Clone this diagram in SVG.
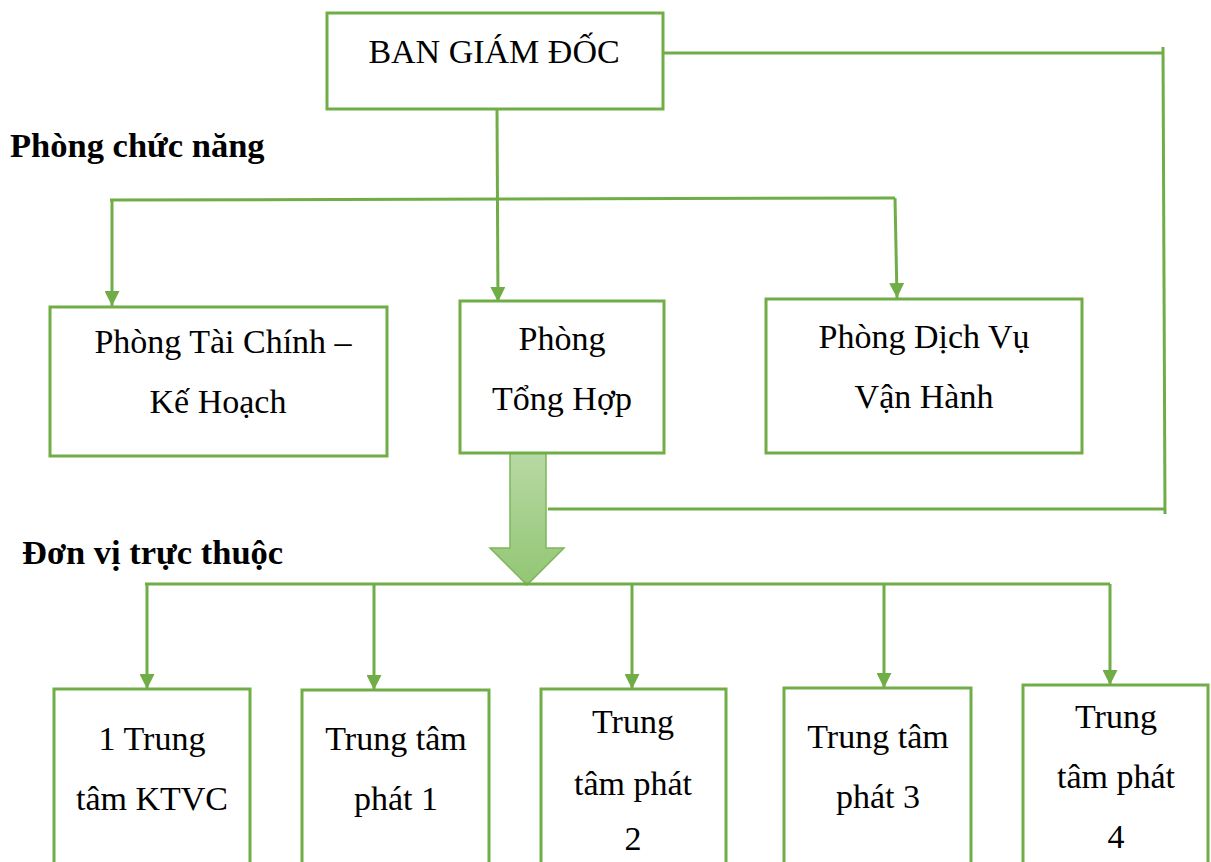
<svg xmlns="http://www.w3.org/2000/svg" width="1211" height="862" viewBox="0 0 1211 862">
  <defs>
    <marker id="tri" viewBox="0 0 10 10" refX="10" refY="5" markerWidth="5" markerHeight="5" markerUnits="strokeWidth" orient="auto">
      <path d="M0,0 L10,5 L0,10 Z" fill="#70AD47"/>
    </marker>
    <linearGradient id="bigArrowFill" x1="0" y1="0" x2="0" y2="1">
      <stop offset="0" stop-color="#B7D9A4"/>
      <stop offset="1" stop-color="#93C674"/>
    </linearGradient>
  </defs>
  <style>
    .box { fill: #FFFFFF; stroke: #70AD47; stroke-width: 3; }
    .wire { fill: none; stroke: #70AD47; stroke-width: 3; }
    .arrow { fill: none; stroke: #70AD47; stroke-width: 3; marker-end: url(#tri); }
    .lbl { font-family: "Liberation Serif", "Times New Roman", serif; font-size: 34px; fill: #000; text-anchor: middle; }
    .hdr { font-family: "Liberation Serif", "Times New Roman", serif; font-size: 34.5px; font-weight: bold; fill: #000; }
  </style>
  <rect width="1211" height="862" fill="#FFFFFF"/>

  <!-- section headings -->
  <text class="hdr" x="10" y="157">Phòng chức năng</text>
  <text class="hdr" x="22" y="564">Đơn vị trực thuộc</text>

  <!-- connectors -->
  <g id="connectors">
    <!-- director to side rail -->
    <polyline class="wire" points="663,53 1163,53"/>
    <line class="wire" x1="1163" y1="47" x2="1165" y2="514"/>
    <line class="wire" x1="548" y1="509" x2="1166" y2="509"/>
    <!-- director down to functional departments -->
    <line class="arrow" x1="497" y1="109" x2="498" y2="302"/>
    <line class="wire" x1="110" y1="200" x2="895" y2="198"/>
    <line class="arrow" x1="112" y1="200" x2="112" y2="306"/>
    <line class="arrow" x1="895" y1="198" x2="897" y2="298"/>
    <!-- big block arrow to units -->
    <path d="M510,453 L546,453 L546,548 L564,548 L527,585 L490,548 L510,548 Z" fill="url(#bigArrowFill)" stroke="#7DB55A" stroke-width="1.5"/>
    <!-- distribution bus to units -->
    <line class="wire" x1="145" y1="584" x2="1110" y2="584"/>
    <line class="arrow" x1="147" y1="584" x2="147" y2="689"/>
    <line class="arrow" x1="374" y1="584" x2="374" y2="690"/>
    <line class="arrow" x1="632" y1="584" x2="632" y2="689"/>
    <line class="arrow" x1="884" y1="584" x2="884" y2="688"/>
    <line class="arrow" x1="1110" y1="584" x2="1110" y2="685"/>
  </g>

  <g id="ban-giam-doc">
    <rect class="box" x="327" y="13" width="336" height="96"/>
    <text class="lbl" x="494" y="63">BAN GIÁM ĐỐC</text>
  </g>

  <g id="phong-tai-chinh">
    <rect class="box" x="50" y="307" width="337" height="149"/>
    <text class="lbl" x="223" y="353">Phòng Tài Chính –</text>
    <text class="lbl" x="218" y="413">Kế Hoạch</text>
  </g>

  <g id="phong-tong-hop">
    <rect class="box" x="460" y="301" width="204" height="152"/>
    <text class="lbl" x="562" y="350">Phòng</text>
    <text class="lbl" x="562" y="410">Tổng Hợp</text>
  </g>

  <g id="phong-dich-vu">
    <rect class="box" x="766" y="299" width="316" height="154"/>
    <text class="lbl" x="924" y="348">Phòng Dịch Vụ</text>
    <text class="lbl" x="924" y="408">Vận Hành</text>
  </g>

  <g id="trung-tam-ktvc">
    <rect class="box" x="54" y="689" width="196" height="180"/>
    <text class="lbl" x="152" y="750">1 Trung</text>
    <text class="lbl" x="152" y="810">tâm KTVC</text>
  </g>

  <g id="trung-tam-phat-1">
    <rect class="box" x="302" y="690" width="187" height="180"/>
    <text class="lbl" x="396" y="750">Trung tâm</text>
    <text class="lbl" x="396" y="810">phát 1</text>
  </g>

  <g id="trung-tam-phat-2">
    <rect class="box" x="541" y="689" width="185" height="180"/>
    <text class="lbl" x="633" y="733">Trung</text>
    <text class="lbl" x="633" y="795">tâm phát</text>
    <text class="lbl" x="633" y="850">2</text>
  </g>

  <g id="trung-tam-phat-3">
    <rect class="box" x="784" y="688" width="187" height="180"/>
    <text class="lbl" x="878" y="748">Trung tâm</text>
    <text class="lbl" x="878" y="808">phát 3</text>
  </g>

  <g id="trung-tam-phat-4">
    <rect class="box" x="1023" y="685" width="185" height="185"/>
    <text class="lbl" x="1116" y="728">Trung</text>
    <text class="lbl" x="1116" y="788">tâm phát</text>
    <text class="lbl" x="1116" y="848">4</text>
  </g>
</svg>
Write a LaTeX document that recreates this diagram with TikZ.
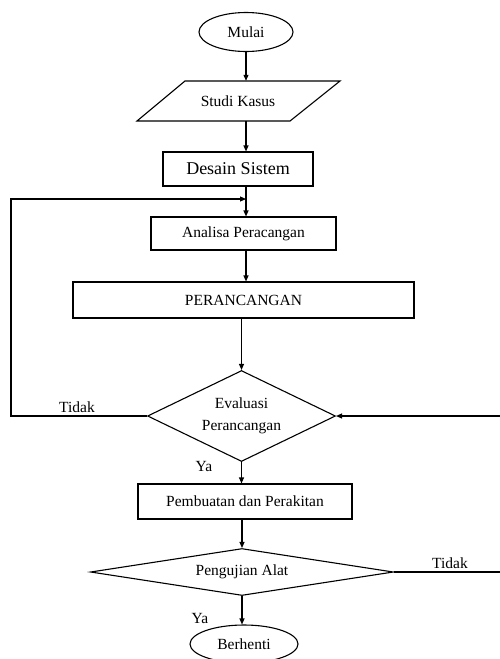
\documentclass[tikz,border=0pt]{standalone}
\usepackage{fontspec}
\setmainfont{Liberation Serif}
\usetikzlibrary{shapes.geometric,arrows.meta}
\tikzset{
  ln/.style={line width=1.1pt},
  arr/.style={ln,-{Triangle[length=6pt,width=5pt]}},
  txt/.style={font=\fontsize{15.5}{22}\selectfont},
  boxnode/.style={draw,ln,txt,rectangle,inner sep=0pt},
  term/.style={draw,ln,txt,ellipse,inner sep=0pt},
  dec/.style={draw,ln,txt,diamond,inner sep=0pt,align=center},
  lbl/.style={txt,inner sep=0pt}
}
\begin{document}
\begin{tikzpicture}[x=1pt,y=-1pt]
\useasboundingbox (0,0) rectangle (500,659);
% nodes
\node[term,minimum width=94pt,minimum height=39pt] (mulai) at (246,32) {Mulai};
\node[txt,minimum width=150pt,minimum height=40pt,inner sep=0pt] (studi) at (238,101) {Studi Kasus};
\draw[ln] (185,81) -- (340,81) -- (290,121) -- (137,121) -- cycle;
\node[boxnode,minimum width=150pt,minimum height=34pt,font=\fontsize{18}{22}\selectfont] (desain) at (238,169) {Desain Sistem};
\node[boxnode,minimum width=185pt,minimum height=33pt] (analisa) at (243.5,233.5) {Analisa Peracangan};
\node[boxnode,minimum width=341pt,minimum height=36pt] (peran) at (243.5,300) {PERANCANGAN};
\node[dec,minimum width=188pt,minimum height=91pt,aspect=2.07] (eval) at (241.5,416) {Evaluasi\\Perancangan};
\node[boxnode,minimum width=214pt,minimum height=35pt] (pemb) at (245,501.5) {Pembuatan dan Perakitan};
\node[dec,minimum width=303pt,minimum height=47pt,aspect=6.45] (uji) at (242,572) {Pengujian Alat};
\node[term,minimum width=108pt,minimum height=38pt] (stop) at (244,644) {Berhenti};
% labels
\node[lbl] (t1) at (77,407) {Tidak};
\node[lbl] (t2) at (450,563) {Tidak};
\node[lbl] (y1) at (204,466) {Ya};
\node[lbl] (y2) at (200,618) {Ya};
% coordinates
\coordinate (fl) at (11,416);
\coordinate (join) at (246,199);
\coordinate (rb) at (504,572);
\coordinate (ra) at (504,416);
% connectors
\draw[arr] (mulai.south) -- (mulai.south |- studi.north);
\draw[arr] (desain.south -| mulai) -- (analisa.north -| mulai);
\draw[arr] (mulai |- studi.south) -- (desain.north -| mulai);
\draw[arr] (analisa.south -| mulai) -- (peran.north -| mulai);
\draw[arr] (peran.south -| eval) -- (eval.north);
\draw[arr] (eval.south) -- (pemb.north -| eval);
\draw[arr] (pemb.south -| uji) -- (uji.north);
\draw[arr] (uji.south) -- (uji.south |- stop.north);
\draw[arr] (eval.west) -- (fl) |- (join);
\draw[arr] (uji.east) -- (rb) -- (ra) -- (eval.east);
\end{tikzpicture}
\end{document}
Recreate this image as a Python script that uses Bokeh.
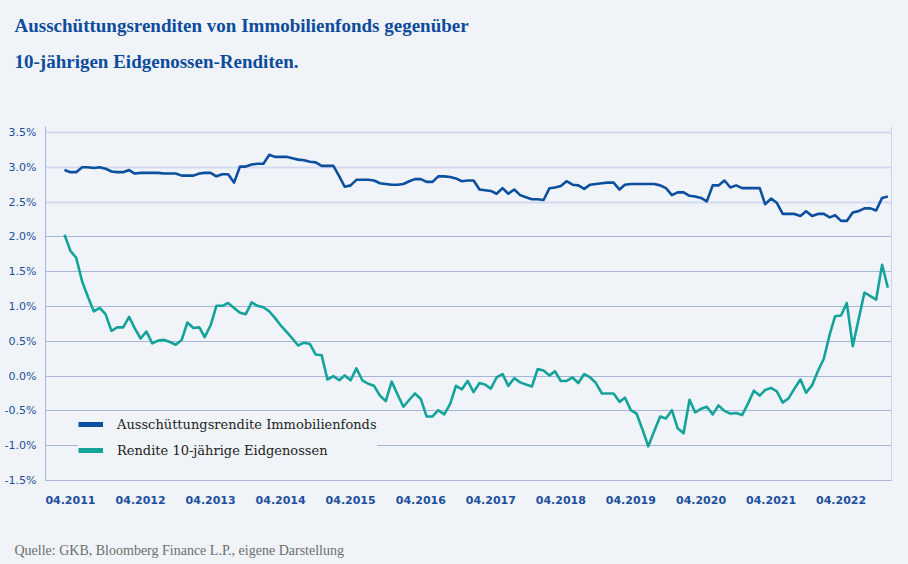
import pandas as pd
from bokeh.plotting import figure
from bokeh.models import (Range1d, FixedTicker, Grid, LinearAxis, Title, Legend, LegendItem,
                          PrintfTickFormatter, DatetimeTickFormatter, ColumnDataSource)
from bokeh.embed import file_html
from bokeh.resources import INLINE

title_lines = ["Ausschüttungsrenditen von Immobilienfonds gegenüber",
               "10-jährigen Eidgenossen-Renditen."]
source_note = "Quelle: GKB, Bloomberg Finance L.P., eigene Darstellung"
series_names = ["Ausschüttungsrendite Immobilienfonds", "Rendite 10-jährige Eidgenossen"]
first_month = "2011-03-01"

immo = [2.96, 2.93, 2.93, 3.00, 3.00, 2.99, 3.00, 2.98, 2.94, 2.93,
        2.93, 2.96, 2.91, 2.92, 2.92, 2.92, 2.92, 2.91, 2.91, 2.91,
        2.88, 2.88, 2.88, 2.91, 2.92, 2.92, 2.87, 2.90, 2.90, 2.78,
        3.01, 3.01, 3.04, 3.05, 3.05, 3.18, 3.15, 3.15, 3.15, 3.13,
        3.11, 3.10, 3.08, 3.07, 3.02, 3.02, 3.02, 2.87, 2.72, 2.74,
        2.82, 2.82, 2.82, 2.81, 2.77, 2.76, 2.75, 2.75, 2.76, 2.80,
        2.83, 2.83, 2.79, 2.79, 2.87, 2.87, 2.86, 2.84, 2.80, 2.81,
        2.81, 2.68, 2.67, 2.66, 2.62, 2.70, 2.62, 2.68, 2.60, 2.57,
        2.54, 2.54, 2.53, 2.70, 2.71, 2.73, 2.80, 2.75, 2.74, 2.69,
        2.75, 2.76, 2.77, 2.78, 2.78, 2.68, 2.75, 2.76, 2.76, 2.76,
        2.76, 2.76, 2.74, 2.70, 2.60, 2.64, 2.64, 2.59, 2.58, 2.56,
        2.51, 2.74, 2.74, 2.81, 2.71, 2.74, 2.70, 2.70, 2.70, 2.70,
        2.47, 2.55, 2.49, 2.33, 2.33, 2.33, 2.30, 2.37, 2.30, 2.33,
        2.33, 2.28, 2.31, 2.23, 2.23, 2.35, 2.37, 2.41, 2.41, 2.38,
        2.56, 2.58]

eidg = [2.03, 1.80, 1.70, 1.36, 1.14, 0.93, 0.98, 0.89, 0.65, 0.70,
        0.70, 0.85, 0.69, 0.54, 0.64, 0.47, 0.51, 0.52, 0.49, 0.45,
        0.52, 0.77, 0.69, 0.70, 0.56, 0.73, 1.01, 1.01, 1.05, 0.98,
        0.91, 0.89, 1.06, 1.01, 0.99, 0.93, 0.84, 0.73, 0.64, 0.54,
        0.44, 0.48, 0.46, 0.31, 0.30, -0.05, 0.00, -0.06, 0.01, -0.06,
        0.11, -0.06, -0.11, -0.14, -0.28, -0.36, -0.08, -0.26, -0.44, -0.34,
        -0.25, -0.33, -0.58, -0.58, -0.49, -0.55, -0.40, -0.14, -0.19, -0.07,
        -0.23, -0.10, -0.12, -0.18, -0.02, 0.03, -0.14, -0.03, -0.09, -0.12,
        -0.15, 0.10, 0.08, 0.01, 0.07, -0.07, -0.07, -0.02, -0.10, 0.03,
        -0.02, -0.10, -0.25, -0.25, -0.25, -0.37, -0.31, -0.49, -0.54, -0.77,
        -1.01, -0.79, -0.58, -0.61, -0.49, -0.75, -0.82, -0.34, -0.52, -0.47,
        -0.44, -0.55, -0.42, -0.50, -0.54, -0.53, -0.56, -0.40, -0.21, -0.28,
        -0.20, -0.17, -0.22, -0.38, -0.32, -0.18, -0.05, -0.24, -0.13, 0.07,
        0.25, 0.60, 0.86, 0.87, 1.05, 0.43, 0.81, 1.20, 1.15, 1.10,
        1.60, 1.27]

y_ticks = [-1.5, -1.0, -0.5, 0.0, 0.5, 1.0, 1.5, 2.0, 2.5, 3.0, 3.5]
x_tick_dates = ["2011-04-01", "2012-04-01", "2013-04-01", "2014-04-01",
                "2015-04-01", "2016-04-01", "2017-04-01", "2018-04-01",
                "2019-04-01", "2020-04-01", "2021-04-01", "2022-04-01"]

BG = "#f0f4f9"
BLUE = "#0b4f9f"
TEAL = "#14a39b"
TXT_BLUE = "#1d4f9c"
TITLE_BLUE = "#0d4b9b"

dates = pd.date_range(first_month, periods=len(immo), freq="MS")
src = ColumnDataSource(dict(date=dates, immo=immo, eidg=eidg))

p = figure(width=906, height=562, x_axis_type="datetime", output_backend="svg",
           toolbar_location=None, title=None,
           x_range=Range1d(pd.Timestamp("2010-11-22"), pd.Timestamp("2022-12-20")),
           y_range=Range1d(-1.5, 3.586),
           min_border_left=45, min_border_right=15, min_border_top=0, min_border_bottom=0,
           background_fill_color=BG, border_fill_color=BG, outline_line_color=None)

try:
    from bokeh.models import GlobalInlineStyleSheet
    p.stylesheets = [GlobalInlineStyleSheet(css="html, body {background-color: #f0f4f9;}")]
except Exception:
    pass

# grids
p.xgrid.visible = False
p.ygrid.ticker = FixedTicker(ticks=[t for t in y_ticks if -1.5 < t < 2.25])
p.ygrid.grid_line_color = "#a9b4dc"
p.ygrid.grid_line_width = 1
upper = Grid(dimension=1, ticker=FixedTicker(ticks=[t for t in y_ticks if t > 2.25]),
             grid_line_color="#d2d9ef", grid_line_width=2)
p.add_layout(upper)

# lines
r1 = p.line("date", "immo", source=src, line_color=BLUE, line_width=2.6, line_join="round")
r2 = p.line("date", "eidg", source=src, line_color=TEAL, line_width=2.6, line_join="round")
# one-point renderers used only for the thicker legend swatches (draw nothing themselves)
lg1 = p.line(x=dates[:1], y=immo[:1], line_color=BLUE, line_width=5)
lg2 = p.line(x=dates[:1], y=eidg[:1], line_color=TEAL, line_width=5)

# y axis
ya = p.yaxis[0]
ya.ticker = FixedTicker(ticks=y_ticks)
ya.formatter = PrintfTickFormatter(format="%.1f%%")
ya.axis_line_color = "#a9b4dc"
ya.major_tick_line_color = None
ya.minor_tick_line_color = None
ya.major_tick_out = 0
ya.major_tick_in = 0
ya.major_label_standoff = 9
ya.major_label_text_font = "DejaVu Sans"
ya.major_label_text_font_size = "11px"
ya.major_label_text_color = TXT_BLUE

# x axis
xa = p.xaxis[0]
xa.ticker = FixedTicker(ticks=[pd.Timestamp(d).value // 10**6 for d in x_tick_dates])
fmt = "%m.%Y"
xa.formatter = DatetimeTickFormatter(milliseconds=fmt, seconds=fmt, minsec=fmt, minutes=fmt,
                                     hourmin=fmt, hours=fmt, days=fmt, months=fmt, years=fmt)
xa.axis_line_color = "#a9b4dc"
xa.major_tick_line_color = None
xa.minor_tick_line_color = None
xa.major_tick_out = 0
xa.major_tick_in = 0
xa.major_label_standoff = 15
xa.major_label_text_font = "DejaVu Sans"
xa.major_label_text_font_style = "bold"
xa.major_label_text_font_size = "11px"
xa.major_label_text_color = TXT_BLUE
xa.axis_label = " "
xa.axis_label_text_font_size = "10px"
xa.axis_label_standoff = 16

# right border line
ra = LinearAxis(ticker=FixedTicker(ticks=[]), axis_line_color="#cdd4ee",
                major_tick_line_color=None, minor_tick_line_color=None,
                major_label_text_font_size="0px")
p.add_layout(ra, "right")

# titles (added inner to outer)
spacer = Title(text=" ", align="left", text_font_size="10px", standoff=42)
t2 = Title(text=title_lines[1], align="left", offset=-31, text_font="Liberation Serif",
           text_font_size="19px", text_font_style="bold", text_color=TITLE_BLUE, standoff=0)
t1 = Title(text=title_lines[0], align="left", offset=-31, text_font="Liberation Serif",
           text_font_size="19px", text_font_style="bold", text_color=TITLE_BLUE, standoff=25)
p.add_layout(spacer, "above")
p.add_layout(t2, "above")
p.add_layout(t1, "above")

note = Title(text=source_note, align="left", offset=-31, text_font="Liberation Serif",
             text_font_size="14px", text_font_style="normal", text_color="#6d6d6d", standoff=9)
p.add_layout(note, "below")

# legend
legend = Legend(items=[LegendItem(label=series_names[0], renderers=[lg1]),
                       LegendItem(label=series_names[1], renderers=[lg2])],
                location=(33, 20), orientation="vertical",
                background_fill_color=BG, background_fill_alpha=1.0,
                border_line_color=None, padding=16, margin=0, spacing=6,
                glyph_width=25, glyph_height=20, label_height=20, label_standoff=14,
                label_text_font="DejaVu Serif", label_text_font_size="13px",
                label_text_color="#222222")
p.add_layout(legend, "center")

open("out.html", "w").write(file_html(p, INLINE))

_Exercise description:_ Of the lines in the entries, how many include the word "diagram"? State only the number.

_Solution to this problem:_ 2